**SET TASK:** Please, without the pictures, retype exactly the lines from the start of the material through the line that holds "from matplotlib import font_manager".

**RECORDS SHOWN:**
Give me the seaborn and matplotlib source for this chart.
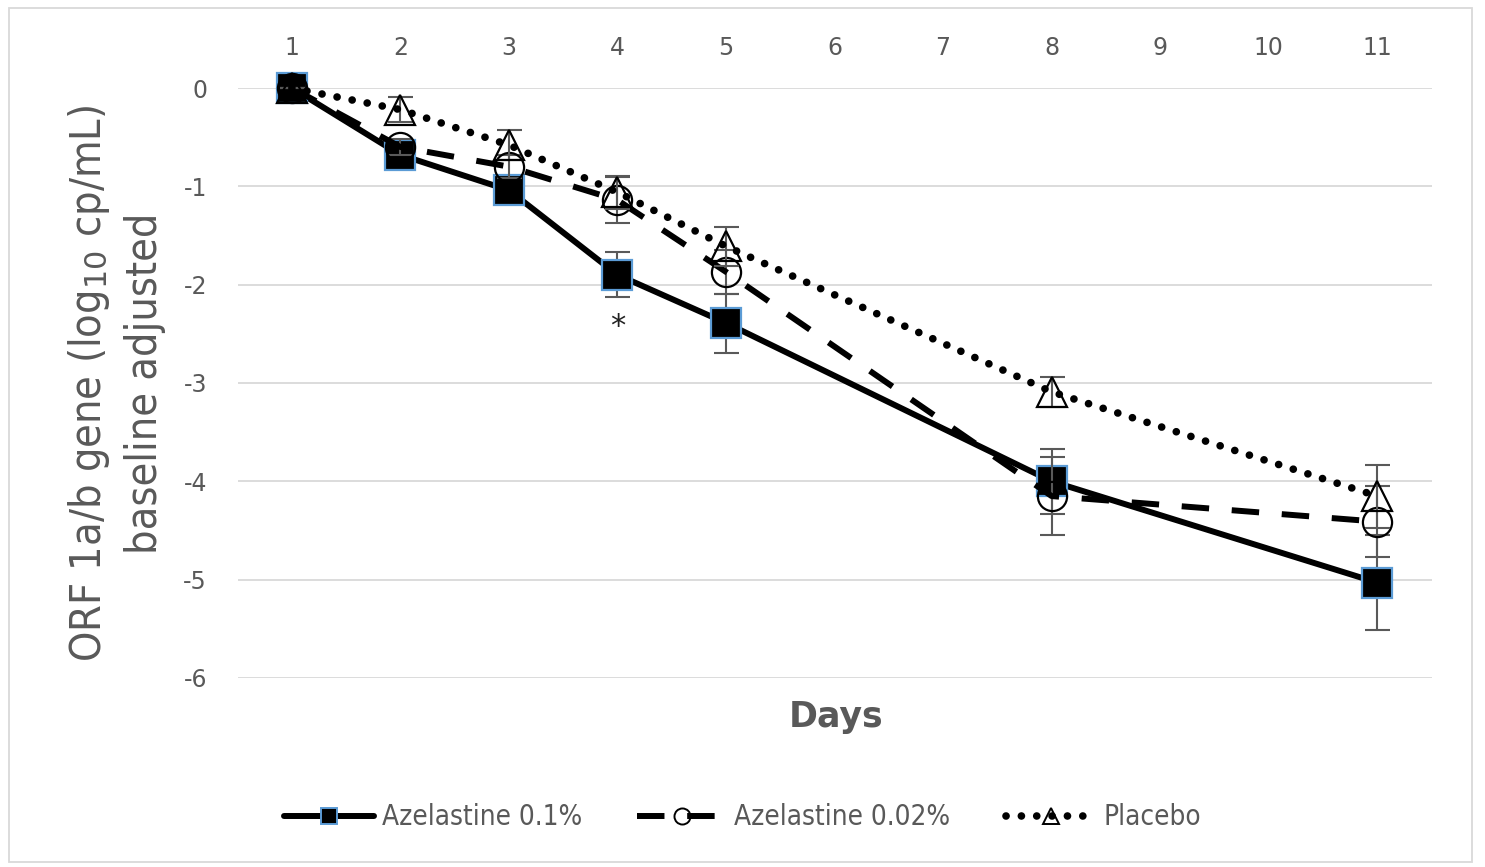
import numpy as np
import pandas as pd
import matplotlib
matplotlib.use('Agg')
import matplotlib.pyplot as plt
import seaborn as sns
from matplotlib.lines import Line2D
from matplotlib.patches import Rectangle
from matplotlib import font_manager

# data
days = [1, 2, 3, 4, 5, 8, 11]
aze_01 = [0.0, -0.68, -1.04, -1.90, -2.39, -4.00, -5.03]
aze_01_err = [0.0, 0.06, 0.14, 0.23, 0.30, 0.33, 0.48]
aze_002 = [0.0, -0.60, -0.80, -1.14, -1.87, -4.15, -4.41]
aze_002_err = [0.0, 0.08, 0.12, 0.23, 0.22, 0.40, 0.36]
placebo = [0.0, -0.22, -0.58, -1.06, -1.61, -3.09, -4.15]
placebo_err = [0.0, 0.13, 0.15, 0.17, 0.20, 0.15, 0.32]
series_names = ['Azelastine 0.1%', 'Azelastine 0.02%', 'Placebo']
x_ticks = list(range(1, 12))
y_ticks = [0, -1, -2, -3, -4, -5, -6]

sns.set_theme(style='white')
plt.rcParams['font.family'] = ['DejaVu Sans']
plt.rcParams['axes.unicode_minus'] = False
gray = '#595959'

# regular condensed face for the label text, if there is one
cond = [f.fname for f in font_manager.fontManager.ttflist
        if f.fname.endswith('DejaVuSansCondensed.ttf')]
narrow_prop = font_manager.FontProperties(fname=cond[0]) if cond else None

fig = plt.figure(figsize=(14.85, 8.67), dpi=100)
ax = fig.add_axes([0.160, 0.218, 0.804, 0.6805])

styles = [
    dict(marker='s', markersize=22, markerfacecolor='black', markeredgecolor='#5B9BD5',
         linestyle='-', linewidth=4.3),
    dict(marker='o', markersize=21, markerfacecolor='none', markeredgecolor='black',
         linestyle=(0, (4.6, 3.8)), dash_capstyle='butt', linewidth=4.3),
    dict(marker='^', markersize=22, markerfacecolor='none', markeredgecolor='black',
         linestyle=(0, (0.01, 2.0)), dash_capstyle='round', linewidth=5.5),
]
vals = [aze_01, aze_002, placebo]
errs = [aze_01_err, aze_002_err, placebo_err]

for i in range(3):
    df = pd.DataFrame({'day': days, 'value': vals[i]})
    ax.errorbar(days, vals[i], yerr=errs[i], fmt='none', ecolor=gray, elinewidth=1.5,
                capsize=9, capthick=1.5, zorder=3 + i, clip_on=False)
    sns.lineplot(data=df, x='day', y='value', ax=ax, color='black',
                 markeredgewidth=1.6, zorder=3 + i, clip_on=False, **styles[i])

ax.set_xlim(0.5, 11.5)
ax.set_ylim(-6, 0)
ax.set_xticks(x_ticks)
ax.set_yticks(y_ticks)
ax.xaxis.tick_top()
ax.tick_params(axis='x', length=0, pad=20, labelsize=17, labelcolor=gray)
ax.tick_params(axis='y', length=0, pad=22, labelsize=17, labelcolor=gray)
ax.grid(axis='y', color='#D9D9D9', linewidth=1.3)
ax.grid(axis='x', visible=False)
for s in ax.spines.values():
    s.set_visible(False)

ax.set_xlabel('')
ax.set_ylabel('')
ax.text(4, -2.43, '*', ha='center', va='center', fontsize=22, color='#222222')

ylab = fig.text(0.078, 0.558, 'ORF 1a/b gene (log$_{10}$ cp/mL)\nbaseline adjusted',
                rotation=90, ha='center', va='center', fontsize=28, color=gray,
                linespacing=1.35)
if narrow_prop is not None:
    ylab.set_fontproperties(narrow_prop)
    ylab.set_fontsize(31)
fig.text(0.563, 0.173, 'Days', ha='center', va='center', fontsize=25,
         fontweight='bold', color=gray)

handles = []
for st in styles:
    st2 = dict(st)
    st2['markersize'] = st['markersize'] * 0.55
    handles.append(Line2D([0], [0], color='black', markeredgewidth=1.4, **st2))
leg = fig.legend(handles, series_names, loc='center', bbox_to_anchor=(0.5, 0.058),
                 ncol=3, frameon=False, fontsize=18, handlelength=3.6,
                 columnspacing=2.2, handletextpad=0.3)
for t in leg.get_texts():
    t.set_color(gray)
    if narrow_prop is not None:
        t.set_fontproperties(narrow_prop)
        t.set_fontsize(20)

fig.patches.append(Rectangle((0.006, 0.006), 0.985, 0.985, transform=fig.transFigure,
                             fill=False, edgecolor='#D9D9D9', linewidth=1.3))

fig.savefig('out.png', dpi=100)
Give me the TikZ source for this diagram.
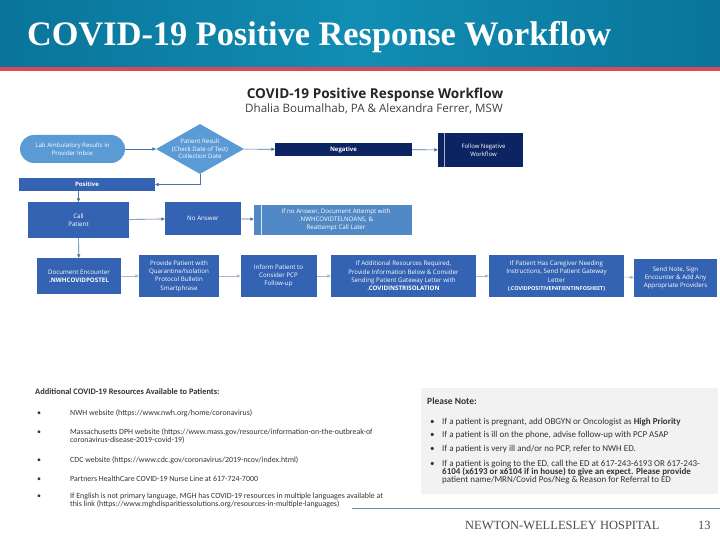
\documentclass[tikz,border=0pt]{standalone}
\usepackage{fontspec}
\setmainfont{Liberation Serif}
\newfontfamily\osans{Open Sans}
\newfontfamily\carl{Carlito}
\usetikzlibrary{shapes.geometric,arrows.meta}
\definecolor{hdA}{HTML}{0A7499}
\definecolor{hdB}{HTML}{118DB3}
\definecolor{hdRed}{HTML}{D84A5A}
\definecolor{lb}{HTML}{5B9BD5}
\definecolor{navy}{HTML}{0C2462}
\definecolor{mb}{HTML}{3563B3}
\definecolor{lb2}{HTML}{5089C5}
\definecolor{arrowc}{HTML}{4E72A8}
\definecolor{arrowl}{HTML}{A9B6CB}
\definecolor{notebg}{HTML}{F2F2F2}
\definecolor{sepc}{HTML}{6A98A3}
\newcommand{\bxf}{\osans\fontsize{6.2}{8.3}\selectfont}
\newcommand{\smf}{\osans\fontsize{6.1}{7.6}\selectfont}
\newcommand{\lstf}{\carl\fontsize{7.9}{8}\selectfont}
\newcommand{\ntf}{\carl\fontsize{9}{8.4}\selectfont}
\begin{document}
\begin{tikzpicture}[x=1pt,y=-1pt,
  every node/.style={inner sep=0pt},
  fbox/.style={fill=#1, text=white, align=center, font=\bxf},
  arr/.style={-{Triangle[length=3.4pt,width=3.2pt]}, line width=0.6pt, draw=arrowc},
  arrlite/.style={-{Triangle[length=3.4pt,width=3.2pt]}, line width=0.6pt, draw=arrowl},
  lsttxt/.style={anchor=base west, align=left, font=\lstf, text=black!80},
  ntxt/.style={anchor=base west, align=left, font=\ntf, text=black!80},
]
\useasboundingbox (0,0) rectangle (720,540);
\fill[white] (0,0) rectangle (720,540);
% header
\shade[left color=hdA, right color=hdA, middle color=hdB] (0,0) rectangle (720,67.5);
\fill[hdRed] (0,67.5) rectangle (720,71.5);
\node[anchor=base west, text=white, font=\fontsize{34.3}{40}\selectfont\bfseries] (title) at (27,46) {COVID-19 Positive Response Workflow};
% subtitle
\node[font=\osans\bfseries\fontsize{13.6}{15}\selectfont, text=black!85] (sub1) at (375,95) {COVID-19 Positive Response Workflow};
\node[font=\osans\fontsize{11.6}{13}\selectfont, text=black!75] (sub2) at (374,108.5) {Dhalia Boumalhab, PA \& Alexandra Ferrer, MSW};
% row 0
\node[fbox=lb, rounded corners=14pt, minimum width=105, minimum height=28, font=\smf] (lab) at (72.5,149) {Lab Ambulatory Results in\\Provider Inbox};
\node[diamond, fill=lb, minimum width=88, minimum height=50] (dia) at (200,149) {};
\node[text=white, align=center, font=\smf] (diat) at (dia.center) {Patient Result\\(Check Date of Test)\\Collection Date};
\node[fbox=navy, minimum width=137, minimum height=13.5, font=\osans\bfseries\fontsize{6}{8}\selectfont] (neg) at (343.5,149.5) {Negative};
\node[fbox=navy, minimum width=85, minimum height=34, font=\osans\fontsize{6}{8}\selectfont] (fnw) at (480.5,150) {\hspace*{6pt}Follow Negative\\\hspace*{6pt}Workflow};
\draw[line width=0.7pt, white!65!navy] ([xshift=7]fnw.north west) -- ([xshift=7]fnw.south west);
\node[fbox=mb, minimum width=136, minimum height=13.5, font=\osans\bfseries\fontsize{6}{8}\selectfont] (pos) at (87,184.5) {Positive};
% row 1
\node[fbox=mb, minimum width=101, minimum height=36] (call) at (78.5,220) {Call\\Patient};
\node[fbox=mb, minimum width=76, minimum height=33] (noans) at (203,218.5) {No Answer};
\node[fbox=lb2, minimum width=158, minimum height=29] (ifno) at (333,220) {\hspace*{6pt}If no Answer, Document Attempt with\\\hspace*{6pt}.NWHCOVIDTELNOANS, \&\\\hspace*{6pt}Reattempt Call Later};
\draw[line width=0.7pt, white!80!lb2] ([xshift=8]ifno.north west) -- ([xshift=8]ifno.south west);
% row 2
\node[fbox=mb, minimum width=84, minimum height=36] (doc) at (79,276) {Document Encounter\\\textbf{.NWHCOVIDPOSTEL}};
\node[fbox=mb, minimum width=80, minimum height=42] (prov) at (179,276) {Provide Patient with\\Quarantine/Isolation\\Protocol Bulletin\\Smartphrase};
\node[fbox=mb, minimum width=76, minimum height=42] (inf) at (278.5,276) {Inform Patient to\\Consider PCP\\Follow-up};
\node[fbox=mb, minimum width=145, minimum height=42] (addl) at (403.5,276) {If Additional Resources Required,\\Provide Information Below \& Consider\\Sending Patient Gateway Letter with\\\textbf{.COVIDINSTRISOLATION}};
\node[fbox=mb, minimum width=135, minimum height=42] (care) at (556.5,276) {If Patient Has Caregiver Needing\\Instructions, Send Patient Gateway\\Letter\\{\fontsize{5.4}{8.3}\selectfont\textbf{(.COVIDPOSITIVEPATIENTINFOSHEET)}}};
\node[fbox=mb, minimum width=83, minimum height=38] (send) at (675.5,278) {Send Note, Sign\\Encounter \& Add Any\\Appropriate Providers};
% connectors
\draw[arr] (lab) -- (dia);
\draw[arr] (dia) -- (neg);
\draw[arr] (neg) -- (fnw);
\draw[arr] (dia.south) |- (pos.east);
\draw[arr] (call.north |- pos.south) -- (call.north);
\draw[arr] (call) -- (noans);
\draw[arr] (noans) -- (ifno);
\draw[arr] (call) -- (doc);
\draw[arrlite] (doc) -- (prov);
\draw[arrlite] (prov) -- (inf);
\draw[arrlite] (inf) -- (addl);
\draw[arrlite] (addl) -- (care);
\draw[arrlite] (care) -- (send);
% resources list
\node[lsttxt, font=\carl\bfseries\fontsize{8.4}{9}\selectfont] (reshead) at (35,394) {Additional COVID-19 Resources Available to Patients:};
\foreach \yy/\nm in {415/b1,434/b2,462/b3,481/b4,498/b5}{
  \node[lsttxt] (\nm) at (37,\yy) {•};
}
\node[lsttxt] (r1) at (70,415) {NWH website (https://www.nwh.org/home/coronavirus)};
\node[lsttxt] (r2) at (70,442) {Massachusetts DPH website (https://www.mass.gov/resource/information-on-the-outbreak-of\\coronavirus-disease-2019-covid-19)};
\node[lsttxt] (r3) at (70,462) {CDC website (https://www.cdc.gov/coronavirus/2019-ncov/index.html)};
\node[lsttxt] (r4) at (70,481) {Partners HealthCare COVID-19 Nurse Line at 617-724-7000};
\node[lsttxt] (r5) at (70,506) {If English is not primary language, MGH has COVID-19 resources in multiple languages available at\\this link (https://www.mghdisparitiessolutions.org/resources-in-multiple-languages)};
% note box
\fill[notebg] (421,388) rectangle (718,494);
\node[ntxt, font=\carl\bfseries\fontsize{9.5}{10}\selectfont] (nhead) at (427,404.5) {Please Note:};
\foreach \yy/\nm in {424/n1,437.5/n2,451.5/n3,466/n4}{
  \node[ntxt] (\nm) at (430,\yy) {•};
}
\node[ntxt] (t1) at (442,424) {If a patient is pregnant, add OBGYN or Oncologist as \textbf{High Priority}};
\node[ntxt] (t2) at (442,437.5) {If a patient is ill on the phone, advise follow-up with PCP ASAP};
\node[ntxt] (t3) at (442,451.5) {If a patient is very ill and/or no PCP, refer to NWH ED.};
\node[ntxt] (t4) at (442,482.8) {If a patient is going to the ED, call the ED at 617-243-6193 OR 617-243-\\\textbf{6104 (x6193 or x6104 if in house) to give an expect. Please provide}\\patient name/MRN/Covid Pos/Neg \& Reason for Referral to ED};
% footer
\draw[sepc, line width=0.9pt] (352,508.5) -- (720,508.5);
\node[anchor=base west, font=\fontsize{12.5}{14}\selectfont, text=black!70] (foot) at (465,529) {NEWTON-WELLESLEY HOSPITAL};
\node[anchor=base west, font=\fontsize{12.5}{14}\selectfont, text=black!70] (pg) at (698,529) {13};
\end{tikzpicture}
\end{document}
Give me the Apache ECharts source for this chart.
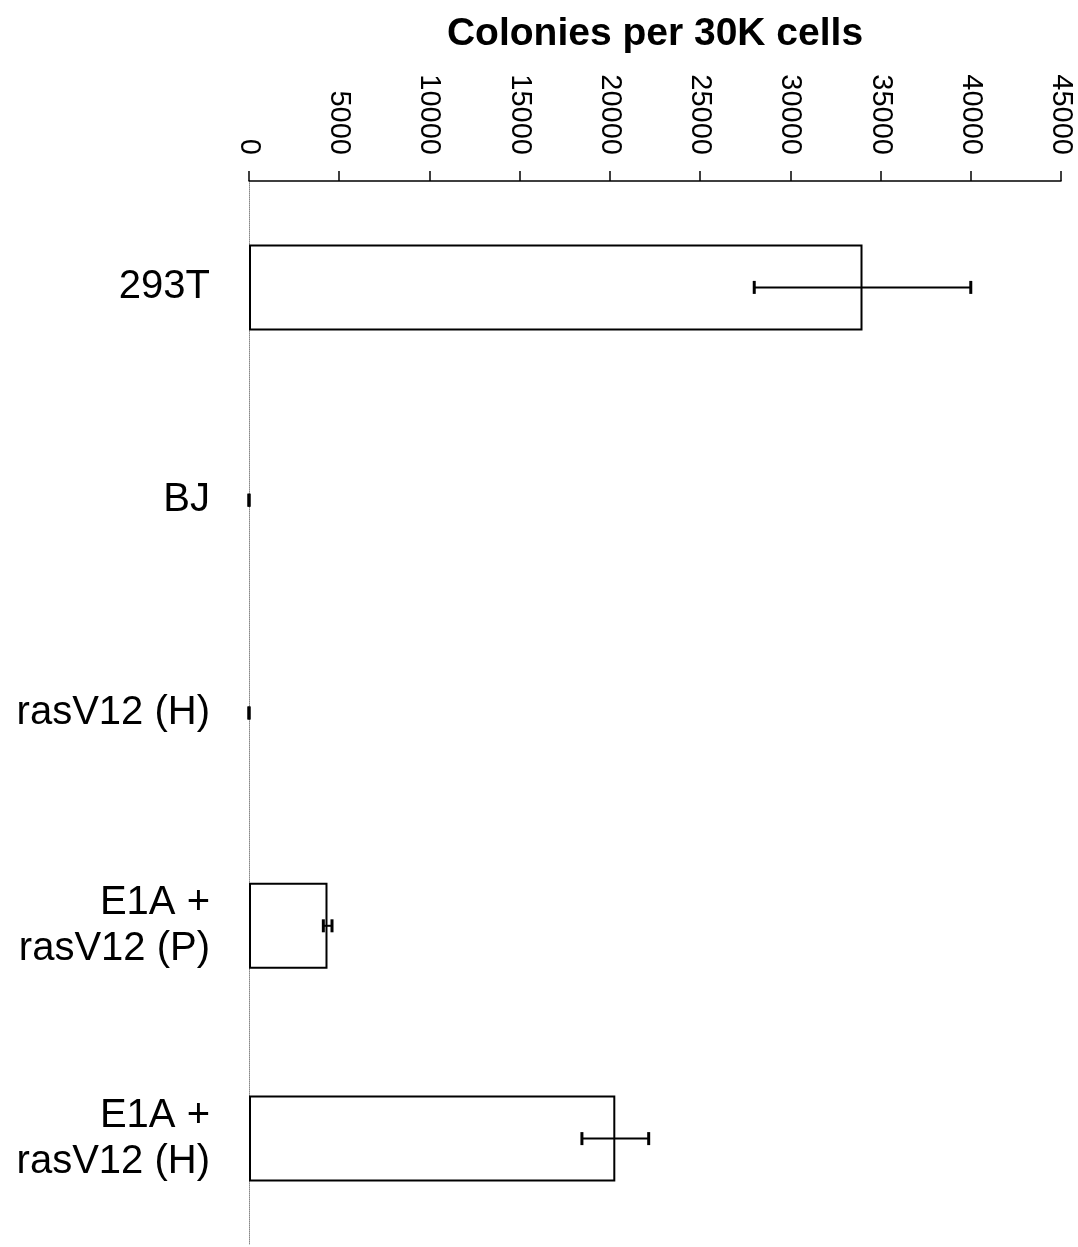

**TASK RESULT:**
Give me the seaborn and matplotlib source for this chart.
import numpy as np
import pandas as pd
import matplotlib
matplotlib.use('Agg')
import matplotlib.pyplot as plt
import seaborn as sns
from matplotlib.lines import Line2D
from matplotlib.patches import Rectangle
from matplotlib import font_manager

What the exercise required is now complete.